MC: It would depend on the novel and the press. The Narrows needs to be published in the way that it is. It just makes sense for the work. I’d say the same thing for You’re Fine. But mainstream publishing does make sense for a lot of writers, and that’s a fine path for them. I don’t think that mainstream publishing is inherently bad, I think that there need to be more options for writers than that “MFA vs. NYC” bullshit. So I’d consider it, but would more likely go with a more established small press if I were to publish with anyone other than Papercut.
MC: We have ebooks available now, and You’re Fine will be available as an ebook. But solid, thoughtful book design is a cornerstone for Papercut. The work informs the design and the design is so important to the work, like finding the right gallery space for your visual art, or a venue with good sound to play your music. I see ebooks as being similar to looking at pictures of paintings, or listening to an iPhone recording of live music. You’ll get the idea, but it just won’t be the same.
GT: I originally did seek out mainstream publication. A few literary agents asked me to send them my manuscript, and I met with one agent who liked my book but told me memoirs by non-famous people are difficult to sell. I considered changing You’re Fine. to be a fiction novel, but that would have defeated my main purpose in writing it. I wanted to bring attention to how poor the mental health system can be and how hard it is to get help. I think some parts of my memoir are disturbing and if I went the mainstream route, I would have probably been asked to tone a few things down. I didn’t have to worry about that with Papercut Press, who believed in my vision and approach.
MC: It’s Gina’s party and she had the reins on how it would go down. It won’t be like a regular reading; each performer is going to read three to five minutes of You’re Fine, which I think will work well with the way the novel is structured. There are a lot of short sections that are either really funny or intense. The number of readers will keep the night moving with time to breathe in-between and cultivate more of a fun party atmosphere rather than something stiff and proper.

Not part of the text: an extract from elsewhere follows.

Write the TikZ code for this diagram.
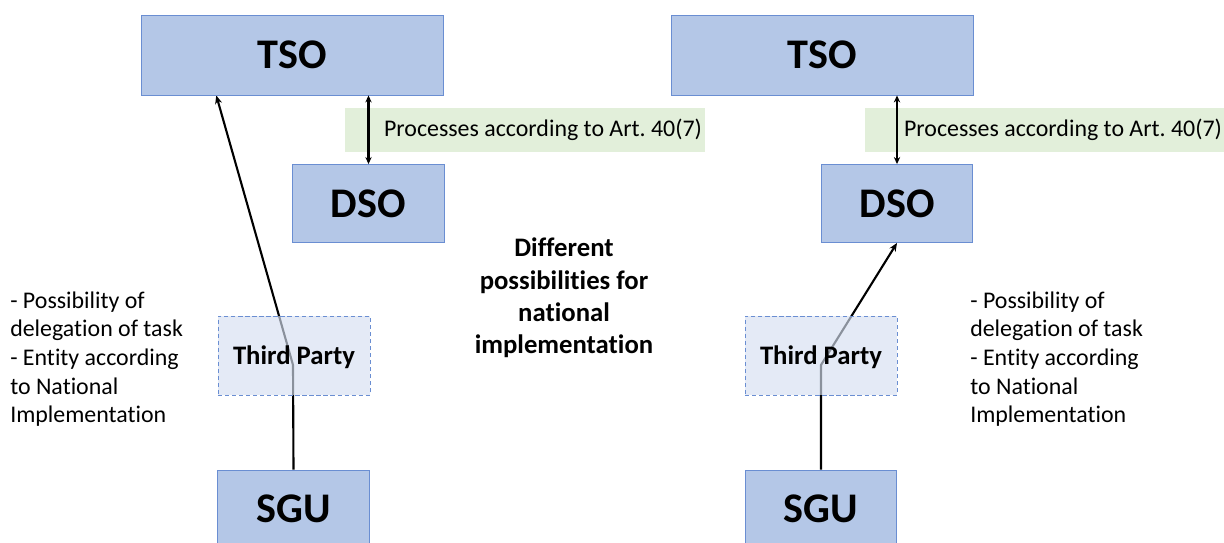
\documentclass[tikz,border=0pt]{standalone}
\usepackage{fontspec}
\setmainfont{Carlito}[Ligatures={NoCommon}]
\usetikzlibrary{positioning,calc,backgrounds,arrows.meta}

\definecolor{boxfill}{HTML}{B4C7E7}
\definecolor{boxline}{HTML}{6A8ED2}
\definecolor{tpfill}{HTML}{D5DFF1}
\definecolor{notefill}{HTML}{E2EFDA}

\tikzset{node distance=2cm, auto,
  actor/.style={draw=boxline, fill=boxfill, line width=0.6pt,
    minimum width=3.78cm, minimum height=1.95cm,
    font=\fontsize{30}{36}\selectfont\bfseries},
  party/.style={draw=boxline, dash pattern=on 3pt off 2pt, fill=tpfill,
    fill opacity=0.65, text opacity=1, line width=0.6pt, text depth=0pt,
    minimum width=3.8cm, minimum height=1.975cm,
    font=\fontsize{19}{23}\selectfont\bfseries},
  process/.style={fill=notefill, inner xsep=2pt, minimum height=1.1cm,
    font=\fontsize{17}{20}\selectfont},
  remark/.style={align=left, inner sep=0pt, font=\fontsize{17}{20.4}\selectfont},
  link/.style={line width=1.5pt, -{Stealth[length=6pt,width=5pt]}},
  twoway/.style={line width=1.5pt, {Stealth[length=5pt,width=4.5pt]}-{Stealth[length=5pt,width=4.5pt]}}
}

\begin{document}
\begin{tikzpicture}[x=0.025cm, y=-0.025cm]
  \useasboundingbox (0,0) rectangle (1224,543);

  \node (TSOa) [actor, minimum width=7.55cm, minimum height=2cm] at (292,55) {TSO};
  \node (DSOa) [actor] at (368.5,203.5) {DSO};
  \node (TPa) [party] at (294,355.5) {Third Party};
  \node (SGUa) [actor] at (293.5,509) {SGU};
  \node (procA) [process, anchor=west] at (345,130) {\hspace*{0.9cm}Processes according to Art.~40(7)};
  \node (noteA) [remark, anchor=west] at (10,359) {- Possibility of\\delegation of task\\- Entity according\\to National\\Implementation};

  \node (TSOb) [actor, minimum width=7.55cm, minimum height=2cm] at (822,55) {TSO};
  \node (DSOb) [actor] at (897,203.5) {DSO};
  \node (TPb) [party] at (821,355.5) {Third Party};
  \node (SGUb) [actor] at (821,509) {SGU};
  \node (procB) [process, anchor=west] at (865,130) {\hspace*{0.9cm}Processes according to Art.~40(7)};
  \node (noteB) [remark, anchor=west] at (970,359) {- Possibility of\\delegation of task\\- Entity according\\to National\\Implementation};

  \node (caption) [align=center, font=\fontsize{19}{23}\selectfont\bfseries] at (564,298)
    {Different\\possibilities for\\national\\implementation};

  \coordinate (kinkA) at (293,365);
  \coordinate (kinkB) at (821,365);
  \begin{scope}[on background layer]
    \draw[link] (SGUa.north) -- (kinkA) -- ($(TSOa.south west)!0.25!(TSOa.south east)$);
    \draw[link] (SGUb.north) -- (kinkB) -- (DSOb.south);
  \end{scope}
  \draw[twoway] (DSOa.north) -- (DSOa.north |- TSOa.south);
  \draw[twoway] (DSOb.north) -- (DSOb.north |- TSOb.south);
\end{tikzpicture}
\end{document}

GT: This book is purely memoir and all true. I have tried my best to write everything as close to how to how I remembered as possible. The conversations are not verbatim, as I didn’t have a tape recorder on me and I’m sure there is some bias in it as it is from my point of view. But I tried to be as fair and detached from emotion as possible while writing. Unfortunately, all the shocking things in the book are true and I didn’t need to exaggerate to make anything more interesting. The only parts changed have been changed to protect people, such as names, places, or identifiable characteristics. James Frey’s situation [A Million Little Pieces ] did come to mind and I asked the psych ward for the paperwork on me, as well as talking to friends and family from that time, to factcheck that my memory wasn’t distorted.
Maggie, your last event also included a lot of readers, as well as bands; you’ve also been published in and coordinated events with other indies—are you building your own literary scene in Bushwick, with audience and readership built in?
MC: That event was so much fun! My plan was to get all of these awesome people together in the same room so that they could share their stuff and meet each other and be friends. I definitely want to keep playing around with mixing literature and live music; us writers have a lot to learn from our musician friends. There’s definitely a literary something happening in Bushwick. Papercut’s been working a lot with the Creeps Annual, the Witches of Bushwick, the Moonchurch collective out of Body Actualized, and Molasses Bookstore, but there are so many other people doing interesting lit stuff. I don’t really have a vision when it comes to that sort of thing—I just try to be as open as possible to any opportunity that comes up and as inclusive as possible to all of the new firecrackers I’ve been meeting.